**Work to do**
Set down all of the data that follows word for word, without the images.

**Dataset extract**
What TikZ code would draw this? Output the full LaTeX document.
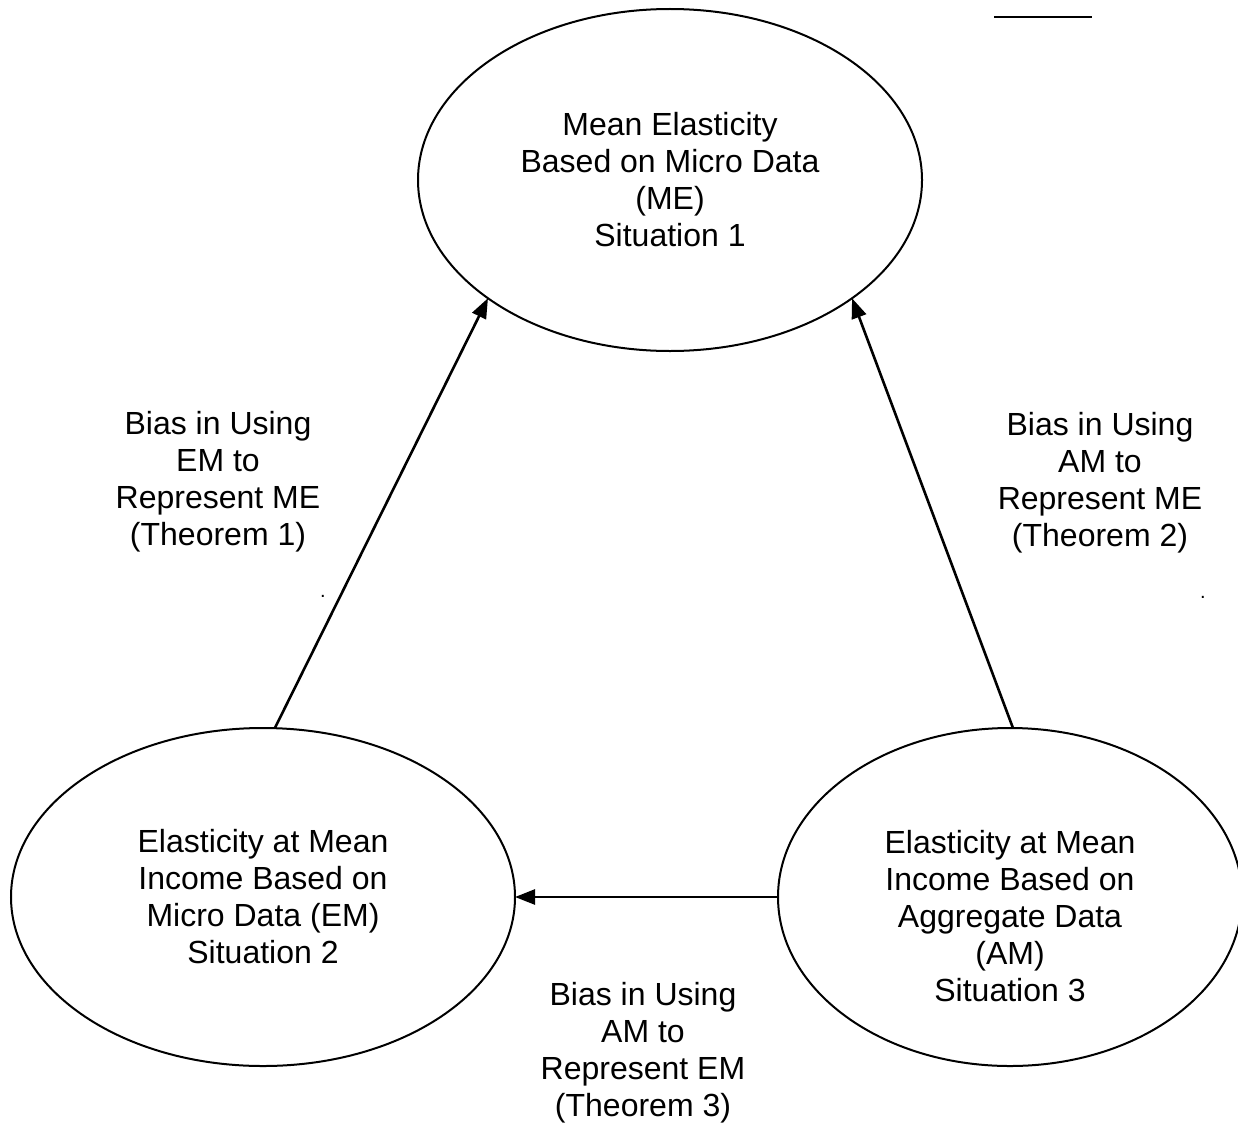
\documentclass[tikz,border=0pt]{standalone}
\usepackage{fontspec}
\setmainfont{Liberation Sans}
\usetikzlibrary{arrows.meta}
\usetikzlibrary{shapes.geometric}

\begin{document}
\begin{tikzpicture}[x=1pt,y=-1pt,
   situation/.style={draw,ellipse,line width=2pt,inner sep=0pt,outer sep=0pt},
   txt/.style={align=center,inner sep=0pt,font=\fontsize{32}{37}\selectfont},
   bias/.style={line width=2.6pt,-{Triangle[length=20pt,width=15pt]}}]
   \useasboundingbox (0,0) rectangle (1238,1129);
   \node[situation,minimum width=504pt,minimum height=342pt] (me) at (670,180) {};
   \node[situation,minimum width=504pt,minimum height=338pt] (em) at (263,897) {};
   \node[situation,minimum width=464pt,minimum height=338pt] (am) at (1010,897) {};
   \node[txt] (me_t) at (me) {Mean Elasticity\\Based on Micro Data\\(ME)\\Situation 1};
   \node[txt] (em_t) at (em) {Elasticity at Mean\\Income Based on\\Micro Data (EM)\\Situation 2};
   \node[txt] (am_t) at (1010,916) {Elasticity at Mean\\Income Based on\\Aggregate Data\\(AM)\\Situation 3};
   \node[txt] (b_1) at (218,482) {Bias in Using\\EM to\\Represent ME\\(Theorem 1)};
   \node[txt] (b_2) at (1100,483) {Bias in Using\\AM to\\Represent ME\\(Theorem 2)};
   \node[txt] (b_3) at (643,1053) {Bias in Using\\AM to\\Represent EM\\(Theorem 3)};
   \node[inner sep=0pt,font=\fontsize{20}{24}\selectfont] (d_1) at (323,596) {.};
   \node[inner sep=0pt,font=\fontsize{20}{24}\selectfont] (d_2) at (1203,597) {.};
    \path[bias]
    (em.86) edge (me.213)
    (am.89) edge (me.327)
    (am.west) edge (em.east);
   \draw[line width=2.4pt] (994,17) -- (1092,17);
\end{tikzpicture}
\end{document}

**Task output**
What TikZ code would draw this? Output the full LaTeX document.
\documentclass[tikz,border=0pt]{standalone}
\usepackage{fontspec}
\setmainfont{Liberation Sans}
\usetikzlibrary{arrows.meta}
\usetikzlibrary{shapes.geometric}

\begin{document}
\begin{tikzpicture}[x=1pt,y=-1pt,
   situation/.style={draw,ellipse,line width=2pt,inner sep=0pt,outer sep=0pt},
   txt/.style={align=center,inner sep=0pt,font=\fontsize{32}{37}\selectfont},
   bias/.style={line width=2.6pt,-{Triangle[length=20pt,width=15pt]}}]
   \useasboundingbox (0,0) rectangle (1238,1129);
   \node[situation,minimum width=504pt,minimum height=342pt] (me) at (670,180) {};
   \node[situation,minimum width=504pt,minimum height=338pt] (em) at (263,897) {};
   \node[situation,minimum width=464pt,minimum height=338pt] (am) at (1010,897) {};
   \node[txt] (me_t) at (me) {Mean Elasticity\\Based on Micro Data\\(ME)\\Situation 1};
   \node[txt] (em_t) at (em) {Elasticity at Mean\\Income Based on\\Micro Data (EM)\\Situation 2};
   \node[txt] (am_t) at (1010,916) {Elasticity at Mean\\Income Based on\\Aggregate Data\\(AM)\\Situation 3};
   \node[txt] (b_1) at (218,482) {Bias in Using\\EM to\\Represent ME\\(Theorem 1)};
   \node[txt] (b_2) at (1100,483) {Bias in Using\\AM to\\Represent ME\\(Theorem 2)};
   \node[txt] (b_3) at (643,1053) {Bias in Using\\AM to\\Represent EM\\(Theorem 3)};
   \node[inner sep=0pt,font=\fontsize{20}{24}\selectfont] (d_1) at (323,596) {.};
   \node[inner sep=0pt,font=\fontsize{20}{24}\selectfont] (d_2) at (1203,597) {.};
    \path[bias]
    (em.86) edge (me.213)
    (am.89) edge (me.327)
    (am.west) edge (em.east);
   \draw[line width=2.4pt] (994,17) -- (1092,17);
\end{tikzpicture}
\end{document}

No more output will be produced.